In that article, I offered some suggestions as follows: The unborn child can respond to a stimulus from the womb where it is growing and developing. As a result, it is suggested that early intervention should address prenatal or antenatal care.

Another suggestion was that government agencies should collaborate to allow for positive outcomes for the prevention of behavioural problems in students and children generally.

Another best-established principle of learning is to provide positive rewards to increase desirable behaviours.

Indeed, another very important principle is that, parents need to observe their children’s behaviour very closely. They should know who their friends are and whether those friends could provide positive incentives which would make a difference in preventing and reducing child and adolescent behaviour problems.

I can go on indefinitely. However, at this point I would like to state that many of our children and students have difficulty getting along with others at home, in class and in the communities. And it is important to understand the reasons and to try to help.

The Honourable Richard Frederick, the Parliamentary Representative for Central Castries and Minister of Local Government had proposed a peace and love initiative which he started a few years ago. I do not know what the outcome of that initiative was or whether it still continues. But that’s was an excellent approach.

Now in 2017 about the time that I was writing on Violence and Crime in St. Lucia, the Dr. Kenny Anthony government had actually started a Social Development Programme in St. Lucia. However, three months into the programme, which was supposed to have lasted for six months in the first instance, was stopped abruptly because the money which the CDB had allocated to that programme fizzled out. What a tragedy! Obviously, the programme had to be aborted or discontinued. And that has cost us dearly, insofar as crime and violence in St. Lucia are concerned.

Now the Government of Prime Minister Philip J. Pierre has made a valiant effort, or a concerted effort, if you prefer, at replicating the social development programme which he started with the Dr. Kenny Anthony Administration. A very detailed plan of action had been prepared and presented to the Caribbean Development Bank (CDB) for funding.

Indeed, it is sad to say that the CDB has requested a report on the earlier financing of a similar programme during the former Dr. Kenny Anthony government reign before further financing could be provided.

Now this is common practice. When organization provides financing for a programme, they require a progress and final report on the project.

Philip J. Pierre now has the added burden of finding out what was done with the money. That is time that should be spent on moving the country forward.
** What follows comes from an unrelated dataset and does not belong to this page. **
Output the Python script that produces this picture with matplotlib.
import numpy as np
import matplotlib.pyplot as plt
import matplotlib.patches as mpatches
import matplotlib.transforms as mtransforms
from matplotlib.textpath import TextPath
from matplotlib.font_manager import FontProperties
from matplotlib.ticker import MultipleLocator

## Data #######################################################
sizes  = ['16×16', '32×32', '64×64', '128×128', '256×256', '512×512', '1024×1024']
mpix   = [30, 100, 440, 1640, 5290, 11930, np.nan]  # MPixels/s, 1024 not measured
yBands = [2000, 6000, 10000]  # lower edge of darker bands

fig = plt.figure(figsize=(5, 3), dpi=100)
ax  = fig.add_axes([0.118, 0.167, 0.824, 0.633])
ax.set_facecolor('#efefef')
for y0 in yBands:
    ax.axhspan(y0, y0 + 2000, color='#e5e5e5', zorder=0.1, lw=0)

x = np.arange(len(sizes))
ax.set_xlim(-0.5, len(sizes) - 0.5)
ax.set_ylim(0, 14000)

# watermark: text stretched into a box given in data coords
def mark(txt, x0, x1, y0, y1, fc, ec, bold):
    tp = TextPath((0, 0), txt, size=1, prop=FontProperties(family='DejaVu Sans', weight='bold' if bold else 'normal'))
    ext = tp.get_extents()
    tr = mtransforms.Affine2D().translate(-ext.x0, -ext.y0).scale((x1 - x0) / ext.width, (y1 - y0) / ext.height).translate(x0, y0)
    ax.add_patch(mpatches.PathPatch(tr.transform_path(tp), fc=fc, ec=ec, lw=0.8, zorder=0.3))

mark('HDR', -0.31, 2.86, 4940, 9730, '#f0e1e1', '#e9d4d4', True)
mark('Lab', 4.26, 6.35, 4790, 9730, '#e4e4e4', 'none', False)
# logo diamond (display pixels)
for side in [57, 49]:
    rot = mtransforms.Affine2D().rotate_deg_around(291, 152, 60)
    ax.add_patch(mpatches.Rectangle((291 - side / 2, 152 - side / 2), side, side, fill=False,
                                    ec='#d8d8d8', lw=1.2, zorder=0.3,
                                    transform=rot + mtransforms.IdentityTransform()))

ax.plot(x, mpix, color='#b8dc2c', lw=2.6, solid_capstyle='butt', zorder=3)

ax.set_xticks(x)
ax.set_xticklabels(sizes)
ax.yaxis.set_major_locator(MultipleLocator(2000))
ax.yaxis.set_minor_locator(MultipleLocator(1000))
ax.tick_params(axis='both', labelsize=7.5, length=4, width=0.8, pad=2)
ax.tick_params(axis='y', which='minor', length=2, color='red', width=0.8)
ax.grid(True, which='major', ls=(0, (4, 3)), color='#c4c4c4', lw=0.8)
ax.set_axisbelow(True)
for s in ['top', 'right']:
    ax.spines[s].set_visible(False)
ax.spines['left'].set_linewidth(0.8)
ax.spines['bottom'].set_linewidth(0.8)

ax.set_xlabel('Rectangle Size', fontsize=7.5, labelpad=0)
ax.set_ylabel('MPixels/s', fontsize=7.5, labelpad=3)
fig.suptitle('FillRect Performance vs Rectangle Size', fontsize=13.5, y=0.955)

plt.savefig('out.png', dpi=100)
As I end this article, I am hearing in the News 45 Major from Radio 100, that a 16-year-old male is in police custody for the stabbing death of a 24-year-old, in the same community. They could very well be neighbours.

The Prime minister is trying his very best to prevent or eliminate violence and crime in St. Lucia and to restore order in our beloved country.

I call the Prime Minister, the new Joshua who is leading his people to the Promised Land, where there is ‘milk and honey’. And St. Lucians are travelling courageously with him.